In Singapore, professional infographic design typically costs between SGD 500 and SGD 3,000 depending on complexity, research requirements and the designer’s experience. Simple data visualisations with templated layouts cost less, while custom-illustrated infographics with original research cost more. DIY options using tools like Canva can reduce costs significantly for simpler designs.
How long should an infographic be?
Most effective infographics are between 2,000 and 4,000 pixels tall at 800 to 1,100 pixels wide. This translates to roughly five to eight content sections. Keep it long enough to tell a complete story but short enough that viewers reach the bottom. If your content exceeds 5,000 pixels, consider splitting it into a series.
What tools can I use to create infographics without a designer?
Canva, Piktochart, Venngage and Visme all offer infographic templates that non-designers can customise. Canva is the most popular option due to its ease of use and extensive template library. These tools produce professional-looking results for straightforward data visualisations, though complex or custom designs benefit from a professional designer.
Do infographics still work for link building?
Yes. Infographics remain one of the most effective content formats for earning organic backlinks. The key is original data and research. Infographics that simply repackage commonly known information attract fewer links than those presenting new findings, proprietary data or unique analyses. Pair your infographic with proactive outreach for best results.
What type of data makes the best infographics?
Original research and survey data perform best because they offer something no one else has. Industry trend data, comparison data, process explanations and statistical compilations also work well.

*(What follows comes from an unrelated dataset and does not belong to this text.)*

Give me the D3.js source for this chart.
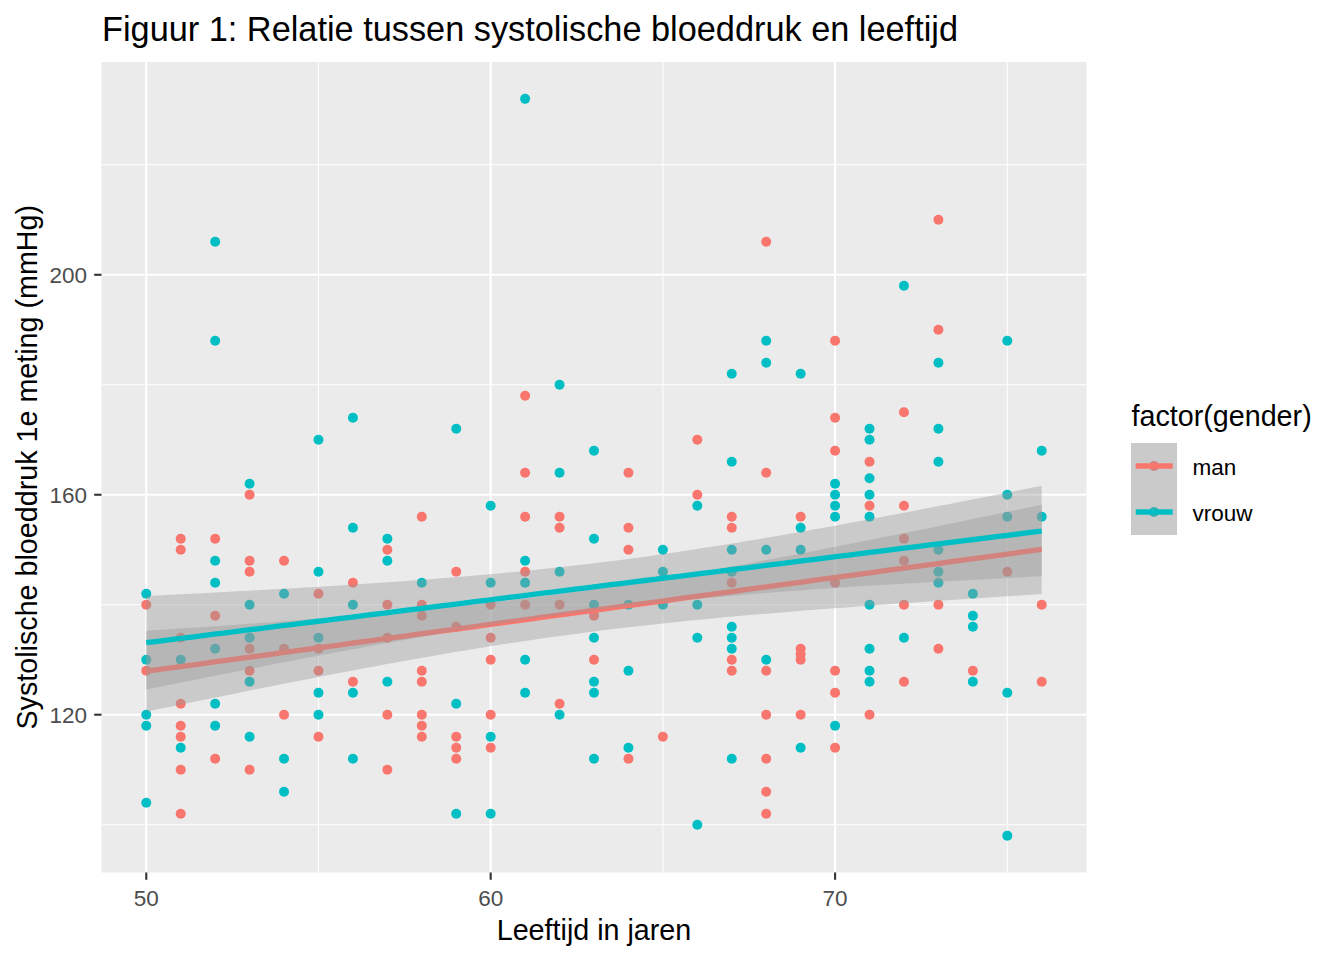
<!DOCTYPE html>
<html><head><meta charset="utf-8">
<script src="https://cdn.jsdelivr.net/npm/d3@7"></script>
<style>body{margin:0;background:#fff} svg{display:block} text{font-family:"Liberation Sans",Arial,sans-serif}</style>
</head><body><svg id="c" width="1344" height="960"></svg>
<script>
// ---- data: [leeftijd, systolische bloeddruk] ----
const manData = [
[50,140],[50,128],
[51,152],[51,150],[51,134],[51,122],[51,118],[51,116],[51,110],[51,102],
[52,152],[52,138],[52,112],
[53,160],[53,148],[53,146],[53,132],[53,128],[53,110],
[54,148],[54,132],[54,120],
[55,142],[55,132],[55,128],[55,116],
[56,144],[56,126],
[57,150],[57,140],[57,134],[57,120],[57,110],
[58,156],[58,140],[58,138],[58,128],[58,126],[58,120],[58,118],[58,116],
[59,146],[59,136],[59,116],[59,114],[59,112],
[60,140],[60,134],[60,130],[60,120],[60,114],
[61,178],[61,164],[61,156],[61,146],[61,140],
[62,156],[62,154],[62,140],[62,122],
[63,138],[63,130],
[64,164],[64,154],[64,150],[64,112],
[65,116],
[66,170],[66,160],
[67,156],[67,154],[67,144],[67,130],[67,128],
[68,206],[68,164],[68,128],[68,120],[68,112],[68,106],[68,102],
[69,156],[69,132],[69,131],[69,130],[69,120],
[70,188],[70,174],[70,168],[70,144],[70,128],[70,124],[70,114],
[71,166],[71,158],[71,120],
[72,175],[72,158],[72,152],[72,148],[72,140],[72,126],
[73,210],[73,190],[73,140],[73,132],
[74,128],
[75,146],
[76,140],[76,126]
];
const vrouwData = [
[50,142],[50,130],[50,120],[50,118],[50,104],
[51,130],[51,114],
[52,206],[52,188],[52,148],[52,144],[52,132],[52,122],[52,118],
[53,162],[53,140],[53,134],[53,126],[53,116],
[54,142],[54,112],[54,106],
[55,170],[55,146],[55,134],[55,124],[55,120],
[56,174],[56,154],[56,140],[56,124],[56,112],
[57,152],[57,148],[57,126],
[58,144],
[59,172],[59,122],[59,102],
[60,158],[60,144],[60,116],[60,102],
[61,232],[61,148],[61,144],[61,130],[61,124],
[62,180],[62,164],[62,146],[62,120],
[63,168],[63,152],[63,140],[63,134],[63,126],[63,124],[63,112],
[64,140],[64,128],[64,114],
[65,150],[65,146],[65,140],
[66,158],[66,140],[66,134],[66,100],
[67,182],[67,166],[67,150],[67,146],[67,136],[67,134],[67,132],[67,112],
[68,188],[68,184],[68,150],[68,130],
[69,182],[69,154],[69,150],[69,114],
[70,162],[70,160],[70,158],[70,156],[70,118],
[71,172],[71,170],[71,163],[71,160],[71,156],[71,140],[71,132],[71,128],[71,126],
[72,198],[72,134],
[73,184],[73,172],[73,166],[73,150],[73,146],[73,144],
[74,142],[74,138],[74,136],[74,126],
[75,188],[75,160],[75,156],[75,124],[75,98],
[76,168],[76,156]
];
const seriesNames = ["man","vrouw"];
const seriesColors = ["#F8766D","#00BFC4"];
const xMajor = [50,60,70], xMinor = [55,65,75];
const yMajor = [120,160,200], yMinor = [100,140,180,220];
const titleText = "Figuur 1: Relatie tussen systolische bloeddruk en leeftijd";
const xTitle = "Leeftijd in jaren";
const yTitle = "Systolische bloeddruk 1e meting (mmHg)";
const legendTitle = "factor(gender)";

// ---- layout ----
const P = {l:101.5, r:1086.5, t:62, b:872.5};
const svg = d3.select("#c");
const all = manData.concat(vrouwData);
const xe = d3.extent(all, d=>d[0]), ye = d3.extent(all, d=>d[1]);
const xp = (xe[1]-xe[0])*0.05, yp = (ye[1]-ye[0])*0.05;
const x = d3.scaleLinear().domain([xe[0]-xp, xe[1]+xp]).range([P.l, P.r]);
const y = d3.scaleLinear().domain([ye[0]-yp, ye[1]+yp]).range([P.b, P.t]);

svg.append("rect").attr("width",1344).attr("height",960).attr("fill","#fff");
svg.append("rect").attr("x",P.l).attr("y",P.t).attr("width",P.r-P.l).attr("height",P.b-P.t).attr("fill","#EBEBEB");
svg.append("defs").append("clipPath").attr("id","clip").append("rect")
  .attr("x",P.l).attr("y",P.t).attr("width",P.r-P.l).attr("height",P.b-P.t);

const grid = svg.append("g");
yMinor.forEach(v=>grid.append("line").attr("x1",P.l).attr("x2",P.r).attr("y1",y(v)).attr("y2",y(v)).attr("stroke","#fff").attr("stroke-width",1.05));
xMinor.forEach(v=>grid.append("line").attr("y1",P.t).attr("y2",P.b).attr("x1",x(v)).attr("x2",x(v)).attr("stroke","#fff").attr("stroke-width",1.05));
yMajor.forEach(v=>grid.append("line").attr("x1",P.l).attr("x2",P.r).attr("y1",y(v)).attr("y2",y(v)).attr("stroke","#fff").attr("stroke-width",2.1));
xMajor.forEach(v=>grid.append("line").attr("y1",P.t).attr("y2",P.b).attr("x1",x(v)).attr("x2",x(v)).attr("stroke","#fff").attr("stroke-width",2.1));

const plot = svg.append("g").attr("clip-path","url(#clip)");
const R = 5;
[manData, vrouwData].forEach((data,i)=>{
  plot.append("g").selectAll("circle").data(data).join("circle")
    .attr("cx",d=>x(d[0])).attr("cy",d=>y(d[1])).attr("r",R).attr("fill",seriesColors[i]);
});

// linear fit with 95% CI, as geom_smooth(method="lm")
function tq(df){ const z=1.959964; return z+(z*z*z+z)/(4*df)+(5*z**5+16*z**3+3*z)/(96*df*df); }
function fit(data){
  const n=data.length, xb=d3.mean(data,d=>d[0]), yb=d3.mean(data,d=>d[1]);
  let sxx=0,sxy=0; data.forEach(d=>{sxx+=(d[0]-xb)**2; sxy+=(d[0]-xb)*(d[1]-yb);});
  const b=sxy/sxx, a=yb-b*xb;
  let rss=0; data.forEach(d=>{rss+=(d[1]-a-b*d[0])**2;});
  const s2=rss/(n-2), t=tq(n-2);
  const ex=d3.extent(data,d=>d[0]);
  return d3.range(80).map(k=>{
    const xv=ex[0]+k*(ex[1]-ex[0])/79, f=a+b*xv, se=Math.sqrt(s2*(1/n+(xv-xb)**2/sxx));
    return {x:xv, y:f, lo:f-t*se, hi:f+t*se};
  });
}
const area = d3.area().x(d=>x(d.x)).y0(d=>y(d.lo)).y1(d=>y(d.hi));
const line = d3.line().x(d=>x(d.x)).y(d=>y(d.y));
[manData, vrouwData].forEach((data,i)=>{
  const f = fit(data);
  plot.append("path").attr("d",area(f)).attr("fill","#999999").attr("fill-opacity",0.4);
  plot.append("path").attr("d",line(f)).attr("fill","none").attr("stroke",seriesColors[i]).attr("stroke-width",5.3);
});

// axes
const ax = svg.append("g");
yMajor.forEach(v=>{
  ax.append("line").attr("x1",P.l-7.3).attr("x2",P.l).attr("y1",y(v)).attr("y2",y(v)).attr("stroke","#333").attr("stroke-width",2.1);
  ax.append("text").attr("x",P.l-14.5).attr("y",y(v)).attr("dy","0.36em").attr("text-anchor","end")
    .attr("font-size",22.5).attr("fill","#4D4D4D").text(v);
});
xMajor.forEach(v=>{
  ax.append("line").attr("y1",P.b).attr("y2",P.b+7.3).attr("x1",x(v)).attr("x2",x(v)).attr("stroke","#333").attr("stroke-width",2.1);
  ax.append("text").attr("x",x(v)).attr("y",P.b+33.5).attr("text-anchor","middle")
    .attr("font-size",22.5).attr("fill","#4D4D4D").text(v);
});
svg.append("text").attr("x",(P.l+P.r)/2).attr("y",940).attr("text-anchor","middle").attr("font-size",28.7).attr("fill","#000").text(xTitle);
svg.append("text").attr("transform",`translate(37,${(P.t+P.b)/2}) rotate(-90)`).attr("text-anchor","middle").attr("font-size",28.7).attr("fill","#000").text(yTitle);
svg.append("text").attr("x",102).attr("y",41).attr("font-size",34.3).attr("fill","#000").text(titleText);

// legend
const lg = svg.append("g");
lg.append("text").attr("x",1131.5).attr("y",426).attr("font-size",28.7).attr("fill","#000").text(legendTitle);
seriesNames.forEach((s,i)=>{
  const top = 443 + i*46, cy = top+23;
  lg.append("rect").attr("x",1131).attr("y",top).attr("width",46).attr("height",46).attr("fill","#EBEBEB");
  lg.append("circle").attr("cx",1154).attr("cy",cy).attr("r",R).attr("fill",seriesColors[i]);
  lg.append("rect").attr("x",1131).attr("y",top).attr("width",46).attr("height",46).attr("fill","#999999").attr("fill-opacity",0.4);
  lg.append("line").attr("x1",1135.7).attr("x2",1172.7).attr("y1",cy).attr("y2",cy).attr("stroke",seriesColors[i]).attr("stroke-width",5.3);
  lg.append("text").attr("x",1192.5).attr("y",cy+9).attr("font-size",22.5).attr("fill","#000").text(s);
});
</script>
</body></html>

The data should be surprising, counterintuitive or directly useful to your target audience. Avoid visualising data that is easily found elsewhere without adding new analysis or context.
How do I make my infographic accessible?
Provide a full text transcript of the infographic content on the same page. Use sufficient colour contrast and avoid relying solely on colour to convey information. Add comprehensive alt text to the image tag. Consider creating an HTML version of the infographic for screen readers. These practices improve both accessibility and SEO performance.
Can I repurpose an infographic into other content formats?
Absolutely. A single infographic can be repurposed into social media carousel posts, individual statistic graphics, a blog post expanding on the findings, a short video or animation walking through the data, a presentation slide deck and email newsletter content. Repurposing maximises the return on your initial research and design investment.
How do I promote an infographic to earn backlinks?
Start by publishing the infographic on your blog with an embed code. Share it across all your social channels with platform-optimised formatting. Then conduct targeted outreach to bloggers and publications in your niche, offering the infographic for republication with attribution. Submit to infographic directories and consider a small paid promotion budget to amplify initial distribution.